# WANTED: a ROM (or hack) that will make GPS immune to Airplane Mode Toggle



## SoonerLater (Aug 31, 2011)

My Droid Razr MAXX running stock Verizon OTA 4.0.4 (.211) ICS has a very irritating thing thanks to Motorola. When you go into Airplane Mode, it turns off your GPS receiver. That's not the behavior on other phones (e.g. Samsungs don't do this). *This is stupid*, because *GPS receivers do not emit radio waves*. They only receive them, so there is no reason why a pilot would need or want you to turn off your GPS receiver just because you're in his airplane.

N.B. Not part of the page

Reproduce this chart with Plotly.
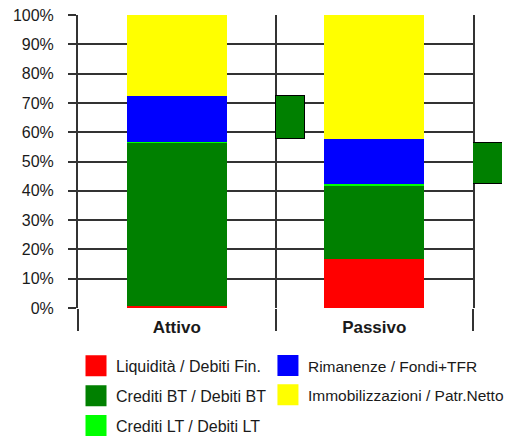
import plotly.graph_objects as go

categories = ["Attivo", "Passivo"]
liquidita = [0.8, 16.6]          # Liquidità / Debiti Fin.
crediti_bt = [55.7, 25.3]        # Crediti BT / Debiti BT
crediti_lt = [0.3, 0.3]          # Crediti LT / Debiti LT
rimanenze = [15.4, 15.4]         # Rimanenze / Fondi+TFR
immobilizzazioni = [27.8, 42.4]  # Immobilizzazioni / Patr.Netto

margin_base = [57.6, 42.2]
margin_top = [72.2, 56.3]

y_ticks = list(range(0, 101, 10))

series = [
    ("Liquidità / Debiti Fin.", liquidita, "#FF0000", "legend", 1),
    ("Crediti BT / Debiti BT", crediti_bt, "#008000", "legend", 2),
    ("Crediti LT / Debiti LT", crediti_lt, "#00FF00", "legend", 3),
    ("Rimanenze / Fondi+TFR", rimanenze, "#0000FF", "legend2", 1),
    ("Immobilizzazioni / Patr.Netto", immobilizzazioni, "#FFFF00", "legend2", 2),
]

FONT = "Liberation Sans, Arial, sans-serif"
TXT = "#1a1a1a"
LINE = "#333333"
xpos = [i + 0.5 for i in range(len(categories))]

# the page body adds an 8px offset, so the figure is 8px smaller
W, H = 506, 431
L, R, T, B = 70, 12, 7, 131
plot_w = W - L - R
main_px = 395
split = main_px / plot_w

fig = go.Figure()
for name, vals, color, leg, rank in series:
    fig.add_trace(go.Bar(
        x=xpos, y=vals, name=name, width=0.505,
        marker=dict(color=color, line=dict(width=0)),
        showlegend=False, legendgroup=name,
    ))
    # legend entry with a larger square swatch
    fig.add_trace(go.Scatter(
        x=[None], y=[None], mode="markers", name=name,
        marker=dict(symbol="square", size=16, color=color,
                    line=dict(color=color, width=5)),
        legend=leg, legendgroup=name, legendrank=rank, hoverinfo="skip",
    ))

# margin boxes: first at the category boundary inside the main subplot,
# second at the right edge (separate narrow subplot)
box_h = [t - b for t, b in zip(margin_top, margin_base)]
fig.add_trace(go.Bar(
    x=[1], y=[box_h[0]], base=[margin_base[0]], width=0.15, offset=0,
    marker=dict(color="#008000", line=dict(color="black", width=1.5)),
    showlegend=False,
))
fig.add_trace(go.Bar(
    x=[2], y=[box_h[1]], base=[margin_base[1]], width=0.15, offset=0,
    marker=dict(color="#008000", line=dict(color="black", width=1.5)),
    showlegend=False, xaxis="x2", yaxis="y2",
))

leg_common = dict(yanchor="top", xanchor="left", traceorder="grouped",
                  tracegroupgap=6, bgcolor="rgba(0,0,0,0)")

fig.update_layout(
    width=W, height=H,
    margin=dict(l=L, r=R, t=T, b=B, autoexpand=False),
    paper_bgcolor="white", plot_bgcolor="white",
    barmode="stack", bargap=0,
    font=dict(family=FONT, size=16, color=TXT),
    showlegend=True,
    legend=dict(x=-0.0047, y=-0.1397,
                font=dict(size=16, family=FONT, color=TXT), **leg_common),
    legend2=dict(x=0.448, y=-0.1397,
                 font=dict(size=15.5, family=FONT, color=TXT), **leg_common),
    xaxis=dict(
        domain=[0, split],
        range=[0, 2], tickvals=xpos,
        ticktext=["<b>%s</b>" % c for c in categories],
        ticks="", showgrid=False, zeroline=False, showline=False,
        ticklabelstandoff=7,
        tickfont=dict(size=17, family=FONT, color=TXT),
        minor=dict(tick0=0, dtick=1, ticks="outside", ticklen=22, tickcolor=LINE,
                   tickwidth=2, showgrid=True, gridcolor=LINE, gridwidth=2),
    ),
    yaxis=dict(
        range=[0, 100], tickvals=y_ticks, ticktext=["%d%%" % v for v in y_ticks],
        ticks="outside", ticklen=8, tickcolor=LINE, tickwidth=2,
        ticklabelstandoff=11, ticklabeloverflow="allow",
        showgrid=True, gridcolor=LINE, gridwidth=2,
        showline=True, linecolor=LINE, linewidth=2, mirror=True,
        zeroline=False, layer="below traces",
        tickfont=dict(size=16, family=FONT, color=TXT),
    ),
    xaxis2=dict(
        domain=[split, 1], range=[2, 2 + (plot_w - main_px) / (main_px / 2)],
        anchor="y2", visible=False, fixedrange=True,
    ),
    yaxis2=dict(
        range=[0, 100], anchor="x2", visible=False, fixedrange=True,
    ),
)

fig.write_html("out.html")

The GPS receiver cannot emit radio waves that would interfere with an airplane's navigation equipment. Samsung understands this. Motorola doesn't.

There's an app on the market called _GPS Airtime_ that is supposed to overcome this problem, but it does not do so reliably. I would switch to a custom ROM if there were one that would let you separately toggle your Airplane Mode and your GPS mode. I don't want Airplane mode to turn my GPS receiver on or off and I don't want my GPS receiver to turn Airplane Mode on or off. I want them completely separate from each other.

*Is there a way to hack some settings file in a rooted ICS install* (even if stock ROM) so control this?

If you're wondering why, I like to hike in wilderness areas. I use an offline GPS mapping app called ViewRanger. I download in advance all of the maps that I'll need. Once I'm on the hike, I like to put my phone in Airplane mode to save battery, but I need my GPS running the entire time.


----------



## fakiesk8r333 (Aug 7, 2011)

Humm...interesting that moto would do this. Have you tried any other Roms? If the Gingerbread build for the RAZR didn't do it it may be possible that other Roms don't do it also.

Sent from my Galaxy Nexus using Tapatalk 2


----------



## Chief_Airborne (Jan 2, 2012)

Interesting. When I put my into Airplane Mode, I am then able to switch on the GPS manually. Is this what you're talking about?

Chief


----------



## ESTK921 (May 12, 2012)

On my razr you can put airplane mode on and then apply GPS. May be a hassle but I think thats the only workaround. Or just turn off data alone.


----------